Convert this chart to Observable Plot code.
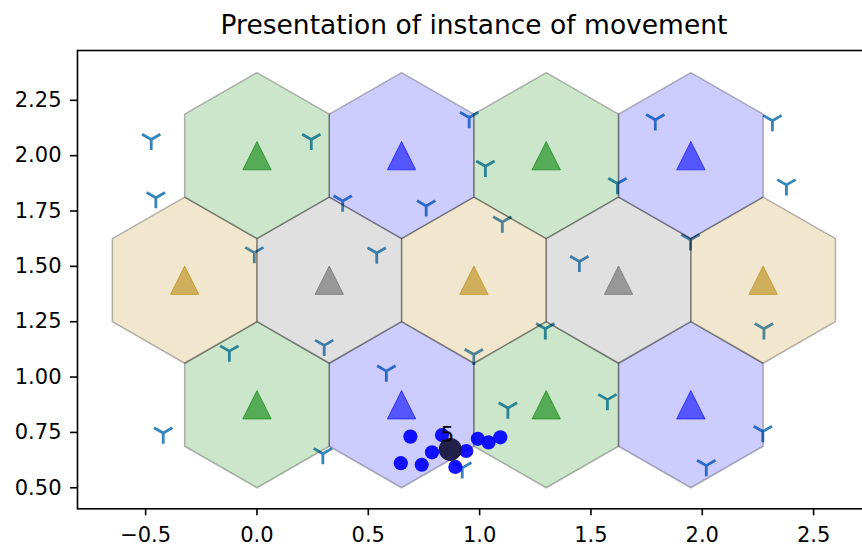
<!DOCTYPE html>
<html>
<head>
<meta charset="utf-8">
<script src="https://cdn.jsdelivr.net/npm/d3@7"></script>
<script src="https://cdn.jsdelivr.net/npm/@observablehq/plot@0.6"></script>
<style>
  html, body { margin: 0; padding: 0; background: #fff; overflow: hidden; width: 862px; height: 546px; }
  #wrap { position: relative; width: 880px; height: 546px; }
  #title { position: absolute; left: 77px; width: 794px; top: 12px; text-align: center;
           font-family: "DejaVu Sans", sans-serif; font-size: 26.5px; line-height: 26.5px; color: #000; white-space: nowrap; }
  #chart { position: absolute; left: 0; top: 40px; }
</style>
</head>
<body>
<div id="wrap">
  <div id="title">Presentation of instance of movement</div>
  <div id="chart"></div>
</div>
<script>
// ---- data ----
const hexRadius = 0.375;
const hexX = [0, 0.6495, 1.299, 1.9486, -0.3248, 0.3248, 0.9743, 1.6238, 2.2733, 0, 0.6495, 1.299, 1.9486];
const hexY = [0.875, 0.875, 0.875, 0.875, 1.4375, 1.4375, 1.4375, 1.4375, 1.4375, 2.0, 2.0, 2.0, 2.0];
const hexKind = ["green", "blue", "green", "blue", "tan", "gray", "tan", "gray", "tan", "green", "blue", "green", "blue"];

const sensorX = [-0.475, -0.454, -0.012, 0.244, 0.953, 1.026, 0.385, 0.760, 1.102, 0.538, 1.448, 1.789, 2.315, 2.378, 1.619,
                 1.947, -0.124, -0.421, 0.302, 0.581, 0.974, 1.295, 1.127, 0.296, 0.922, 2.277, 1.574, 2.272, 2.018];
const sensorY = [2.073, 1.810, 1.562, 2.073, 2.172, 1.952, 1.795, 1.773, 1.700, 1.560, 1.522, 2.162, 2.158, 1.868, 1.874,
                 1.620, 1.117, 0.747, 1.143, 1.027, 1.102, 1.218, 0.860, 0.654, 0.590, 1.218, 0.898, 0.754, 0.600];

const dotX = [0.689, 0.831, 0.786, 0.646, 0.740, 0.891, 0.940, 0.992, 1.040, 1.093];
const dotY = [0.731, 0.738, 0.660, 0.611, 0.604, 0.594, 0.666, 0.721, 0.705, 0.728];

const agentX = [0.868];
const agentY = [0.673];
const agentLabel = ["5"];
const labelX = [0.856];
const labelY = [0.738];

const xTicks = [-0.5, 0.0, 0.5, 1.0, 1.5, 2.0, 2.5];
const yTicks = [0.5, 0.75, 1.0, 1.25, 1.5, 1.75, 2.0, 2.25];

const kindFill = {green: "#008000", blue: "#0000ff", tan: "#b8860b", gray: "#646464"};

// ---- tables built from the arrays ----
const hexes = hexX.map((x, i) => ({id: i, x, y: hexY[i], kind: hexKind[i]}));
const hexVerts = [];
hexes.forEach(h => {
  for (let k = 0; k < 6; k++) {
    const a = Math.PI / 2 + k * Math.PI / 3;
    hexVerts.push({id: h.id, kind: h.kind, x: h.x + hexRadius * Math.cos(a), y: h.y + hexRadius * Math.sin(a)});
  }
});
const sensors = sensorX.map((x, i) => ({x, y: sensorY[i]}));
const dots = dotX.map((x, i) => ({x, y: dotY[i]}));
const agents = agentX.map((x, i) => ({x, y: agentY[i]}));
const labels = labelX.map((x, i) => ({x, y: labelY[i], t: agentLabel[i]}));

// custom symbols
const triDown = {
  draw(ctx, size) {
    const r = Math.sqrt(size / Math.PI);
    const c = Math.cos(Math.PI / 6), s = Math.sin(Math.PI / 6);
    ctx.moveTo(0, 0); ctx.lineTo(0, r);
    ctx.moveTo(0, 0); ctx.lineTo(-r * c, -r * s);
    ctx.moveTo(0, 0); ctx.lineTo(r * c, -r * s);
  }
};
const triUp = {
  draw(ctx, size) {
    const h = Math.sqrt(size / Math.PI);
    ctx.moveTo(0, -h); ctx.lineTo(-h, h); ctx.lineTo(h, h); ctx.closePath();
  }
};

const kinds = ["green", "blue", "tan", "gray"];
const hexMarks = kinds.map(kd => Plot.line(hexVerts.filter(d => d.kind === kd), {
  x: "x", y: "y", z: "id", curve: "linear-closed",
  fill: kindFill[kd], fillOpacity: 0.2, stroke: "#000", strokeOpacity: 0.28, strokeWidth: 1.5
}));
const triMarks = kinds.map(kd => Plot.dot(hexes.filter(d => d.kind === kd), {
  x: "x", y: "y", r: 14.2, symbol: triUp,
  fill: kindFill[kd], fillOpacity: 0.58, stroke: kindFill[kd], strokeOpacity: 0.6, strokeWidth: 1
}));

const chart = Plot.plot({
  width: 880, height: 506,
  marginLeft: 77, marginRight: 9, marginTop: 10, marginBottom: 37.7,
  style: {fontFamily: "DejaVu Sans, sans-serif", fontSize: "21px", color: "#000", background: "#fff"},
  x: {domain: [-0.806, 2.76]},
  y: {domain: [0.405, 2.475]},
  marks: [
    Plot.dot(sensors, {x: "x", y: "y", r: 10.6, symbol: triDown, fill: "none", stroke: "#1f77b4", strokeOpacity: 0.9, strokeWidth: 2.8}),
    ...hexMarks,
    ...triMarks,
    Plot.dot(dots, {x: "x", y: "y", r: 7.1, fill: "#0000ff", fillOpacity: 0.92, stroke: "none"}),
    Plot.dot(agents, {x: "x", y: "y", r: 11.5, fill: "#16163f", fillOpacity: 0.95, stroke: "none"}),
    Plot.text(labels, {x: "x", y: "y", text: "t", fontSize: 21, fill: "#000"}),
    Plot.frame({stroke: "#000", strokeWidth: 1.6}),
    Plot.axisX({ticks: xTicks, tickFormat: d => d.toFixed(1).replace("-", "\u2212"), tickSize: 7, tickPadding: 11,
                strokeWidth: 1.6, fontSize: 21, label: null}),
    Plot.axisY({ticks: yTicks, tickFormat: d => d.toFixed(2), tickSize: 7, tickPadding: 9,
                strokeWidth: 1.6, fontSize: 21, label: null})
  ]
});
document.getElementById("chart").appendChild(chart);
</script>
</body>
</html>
...
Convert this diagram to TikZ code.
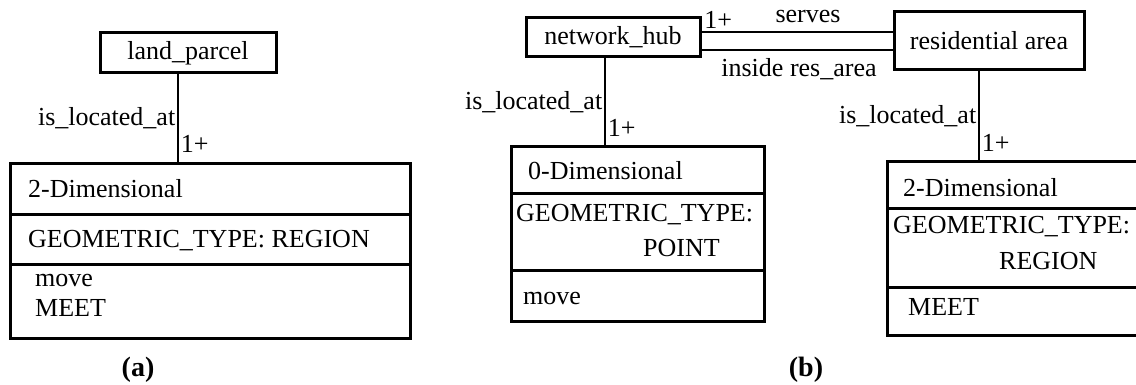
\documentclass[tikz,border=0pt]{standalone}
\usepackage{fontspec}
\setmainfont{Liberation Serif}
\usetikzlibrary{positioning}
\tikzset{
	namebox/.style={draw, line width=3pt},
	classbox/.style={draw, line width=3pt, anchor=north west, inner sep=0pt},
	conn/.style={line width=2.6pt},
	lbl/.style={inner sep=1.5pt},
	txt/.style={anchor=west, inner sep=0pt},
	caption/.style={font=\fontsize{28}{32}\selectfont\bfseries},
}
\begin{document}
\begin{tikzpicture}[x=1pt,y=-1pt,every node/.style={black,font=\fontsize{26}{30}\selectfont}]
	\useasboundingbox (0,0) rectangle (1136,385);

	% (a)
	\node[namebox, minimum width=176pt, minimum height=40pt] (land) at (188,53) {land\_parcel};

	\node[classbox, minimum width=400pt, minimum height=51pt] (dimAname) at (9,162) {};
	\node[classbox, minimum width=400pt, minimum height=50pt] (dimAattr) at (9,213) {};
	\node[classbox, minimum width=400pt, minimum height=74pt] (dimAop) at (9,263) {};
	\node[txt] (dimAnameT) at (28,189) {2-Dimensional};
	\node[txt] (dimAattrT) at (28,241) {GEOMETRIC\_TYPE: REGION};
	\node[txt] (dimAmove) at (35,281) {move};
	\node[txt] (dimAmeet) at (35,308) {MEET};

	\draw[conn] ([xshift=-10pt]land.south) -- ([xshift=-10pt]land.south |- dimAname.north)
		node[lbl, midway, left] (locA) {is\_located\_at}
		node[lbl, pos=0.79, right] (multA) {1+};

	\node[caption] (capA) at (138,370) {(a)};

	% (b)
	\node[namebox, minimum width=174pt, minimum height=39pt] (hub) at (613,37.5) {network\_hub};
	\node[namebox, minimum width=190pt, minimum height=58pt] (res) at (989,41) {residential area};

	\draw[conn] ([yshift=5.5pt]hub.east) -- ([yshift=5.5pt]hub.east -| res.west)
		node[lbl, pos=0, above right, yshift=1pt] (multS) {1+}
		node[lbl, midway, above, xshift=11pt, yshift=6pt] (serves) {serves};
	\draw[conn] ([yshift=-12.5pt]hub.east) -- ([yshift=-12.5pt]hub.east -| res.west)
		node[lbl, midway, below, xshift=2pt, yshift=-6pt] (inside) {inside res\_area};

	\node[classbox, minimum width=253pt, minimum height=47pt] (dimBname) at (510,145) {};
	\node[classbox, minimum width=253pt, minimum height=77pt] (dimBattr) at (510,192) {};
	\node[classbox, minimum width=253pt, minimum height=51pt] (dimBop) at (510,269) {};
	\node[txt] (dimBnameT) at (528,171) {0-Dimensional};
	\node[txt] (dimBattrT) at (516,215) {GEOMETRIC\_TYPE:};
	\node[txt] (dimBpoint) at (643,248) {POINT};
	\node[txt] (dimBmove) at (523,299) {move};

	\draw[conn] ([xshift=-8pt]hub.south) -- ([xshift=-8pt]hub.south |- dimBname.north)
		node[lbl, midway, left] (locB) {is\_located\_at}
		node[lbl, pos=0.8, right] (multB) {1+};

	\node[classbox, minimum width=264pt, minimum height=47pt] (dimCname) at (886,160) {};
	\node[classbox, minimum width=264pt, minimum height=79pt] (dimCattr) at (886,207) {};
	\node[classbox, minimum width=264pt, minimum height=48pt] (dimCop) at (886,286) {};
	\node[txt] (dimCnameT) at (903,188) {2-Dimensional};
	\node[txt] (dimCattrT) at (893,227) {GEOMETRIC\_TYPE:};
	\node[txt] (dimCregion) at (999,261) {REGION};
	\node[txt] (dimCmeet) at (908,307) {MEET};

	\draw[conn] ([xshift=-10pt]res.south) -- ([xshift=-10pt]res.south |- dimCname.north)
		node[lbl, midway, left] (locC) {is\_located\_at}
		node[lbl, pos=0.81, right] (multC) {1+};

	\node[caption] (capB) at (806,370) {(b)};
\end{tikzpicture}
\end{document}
--
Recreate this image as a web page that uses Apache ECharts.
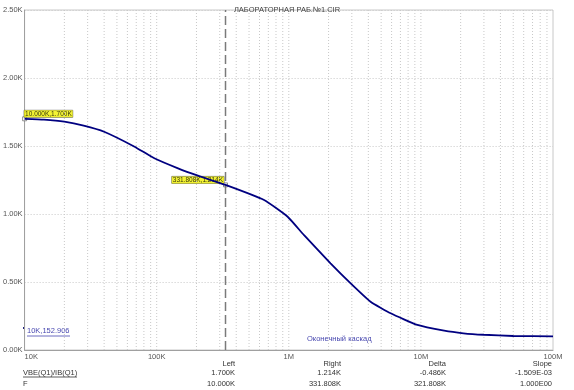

▶ **Instruction**
Search the entries for the word "Convert" and gather every line where it appears.

▶ **Answer**
Convert this chart to Observable Plot code.
Convert this diagram to TikZ code.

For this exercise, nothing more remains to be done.